In the season of giving, their neighbors, family and friends - even total strangers - stepped up to help.

The flames that devoured the Collins’ home had barely been extinguished when a neighbor posted messages on the Upper Providence Township, Media Elementary School and Penncrest High School Facebook pages.

The response was overwhelming.

A few miles away in Upper Chichester, it was a similarly heart-warming tale.

Tiffany Lane was struggling through a rough time in her life - not the least of which was seeing her home go up in flames. She reached out to a friend and former co-worker, Chris Malone.

He took it from there, organizing a massive effort to help rebuild Lane's home.

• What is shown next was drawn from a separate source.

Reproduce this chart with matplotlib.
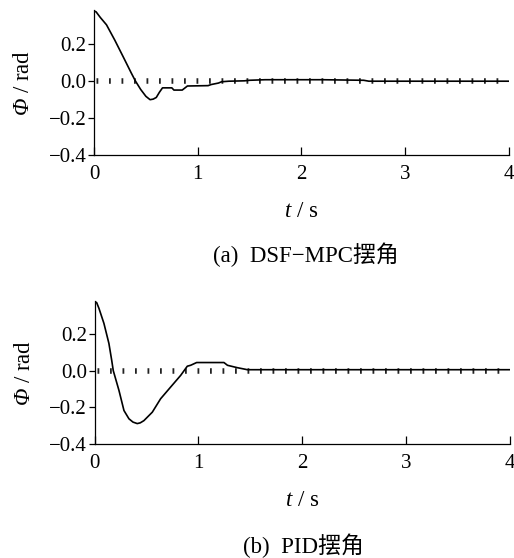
import matplotlib
matplotlib.use("Agg")
import matplotlib.pyplot as plt

plt.rcParams['font.family'] = ['Liberation Serif', 'Noto Sans CJK SC']
# 公式里只放斜体变量 (t, Φ)，大写希腊字母走 rm 字体，所以 rm 也设为斜体
plt.rcParams['mathtext.fontset'] = 'custom'
plt.rcParams['mathtext.rm'] = 'Liberation Serif:italic'
plt.rcParams['mathtext.it'] = 'Liberation Serif:italic'
plt.rcParams['lines.scale_dashes'] = False

# 摆角响应 (rad) vs 时间 (s)
mpc_t = [0, 0.02, 0.06, 0.12, 0.20, 0.28, 0.36, 0.40, 0.45, 0.50, 0.54, 0.57,
         0.60, 0.63, 0.66, 0.75, 0.77, 0.85, 0.88, 0.90, 1.10, 1.13, 1.20,
         1.23, 1.30, 1.45, 1.50, 1.65, 2.20, 2.60, 2.65, 4.0]
mpc_v = [0.38, 0.375, 0.345, 0.305, 0.222, 0.133, 0.043, 0.0, -0.045, -0.082,
         -0.10, -0.097, -0.088, -0.06, -0.036, -0.036, -0.048, -0.048, -0.035,
         -0.026, -0.024, -0.018, -0.01, -0.003, 0.0, 0.002, 0.005, 0.008,
         0.008, 0.005, 0.0, 0.0]

pid_t = [0, 0.02, 0.042, 0.09, 0.138, 0.165, 0.18, 0.235, 0.283, 0.331, 0.37,
         0.411, 0.44, 0.475, 0.556, 0.636, 0.733, 0.829, 0.893, 0.925, 0.983,
         1.246, 1.28, 1.375, 1.455, 1.47, 4.0]
pid_v = [0.375, 0.37, 0.339, 0.257, 0.148, 0.056, 0.0, -0.108, -0.217, -0.262,
         -0.28, -0.288, -0.284, -0.272, -0.226, -0.153, -0.089, -0.026, 0.024,
         0.029, 0.044, 0.044, 0.029, 0.016, 0.007, 0.005, 0.005]

xticks = [0, 1, 2, 3, 4]
yticks = [-0.4, -0.2, 0.0, 0.2]
captions = ['(a)  DSF\u2212MPC摆角', '(b)  PID摆角']


def draw_panel(ax, t, v, ytop):
    # 零位参考线 (点线)
    ax.axhline(0, color='#222222', lw=4.0, linestyle=(7.2, (1.3, 7.7)),
               dash_capstyle='butt', zorder=1)
    ax.plot(t, v, color='black', lw=1.2, zorder=2)
    ax.set_xlim(0, 4)
    ax.set_ylim(-0.4, ytop)
    ax.set_xticks(xticks)
    ax.set_yticks(yticks)
    ax.set_yticklabels(['\u22120.4', '\u22120.2', '0.0', '0.2'])
    ax.spines['top'].set_visible(False)
    ax.spines['right'].set_visible(False)
    for s in ('left', 'bottom'):
        ax.spines[s].set_linewidth(0.9)
    ax.tick_params(axis='x', direction='in', length=6, width=0.9,
                   labelsize=15, pad=7)
    ax.tick_params(axis='y', direction='out', length=4.3, width=0.9,
                   labelsize=15, pad=1)
    ax.set_xlabel('$t$ / s', fontsize=16.5, labelpad=12)
    ax.set_ylabel('$\\Phi$ / rad', fontsize=16.5, labelpad=10.5)


fig = plt.figure(figsize=(5.14, 5.58), dpi=100)

ax1 = fig.add_axes([0.183, 0.722, 0.807, 0.26])
draw_panel(ax1, mpc_t, mpc_v, 0.385)

ax2 = fig.add_axes([0.184, 0.204, 0.808, 0.257])
draw_panel(ax2, pid_t, pid_v, 0.38)

fig.text(306 / 514, 1 - 255 / 558, captions[0], ha='center', va='center',
         fontsize=16.5)
fig.text(303 / 514, 1 - 546 / 558, captions[1], ha='center', va='center',
         fontsize=16.5)

fig.savefig('out.png', dpi=100)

She and her kids moved in this past weekend.

It will be awhile - if ever - before the residents from the Hilltop blaze get back in their homes.

But just as in the other cases, the community is opening its heart to come to their aid.

Neighbors flooded the Brookhaven Municipal Center, where a donation drive already was being overwhelmed with donations of food, children's toys, blankets, clothes and other necessities.

"Everybody is on board to help our borough residents here," said Brookhaven Assistant Fire Chief Charles Leslie. "It's a talented community with unity here. Everybody helps everybody along in this town."

Sometimes it's easy to forget that unity forms the crux of the word community.

But as we have seen time and again in the past few weeks, when the chips are down, we are all about community.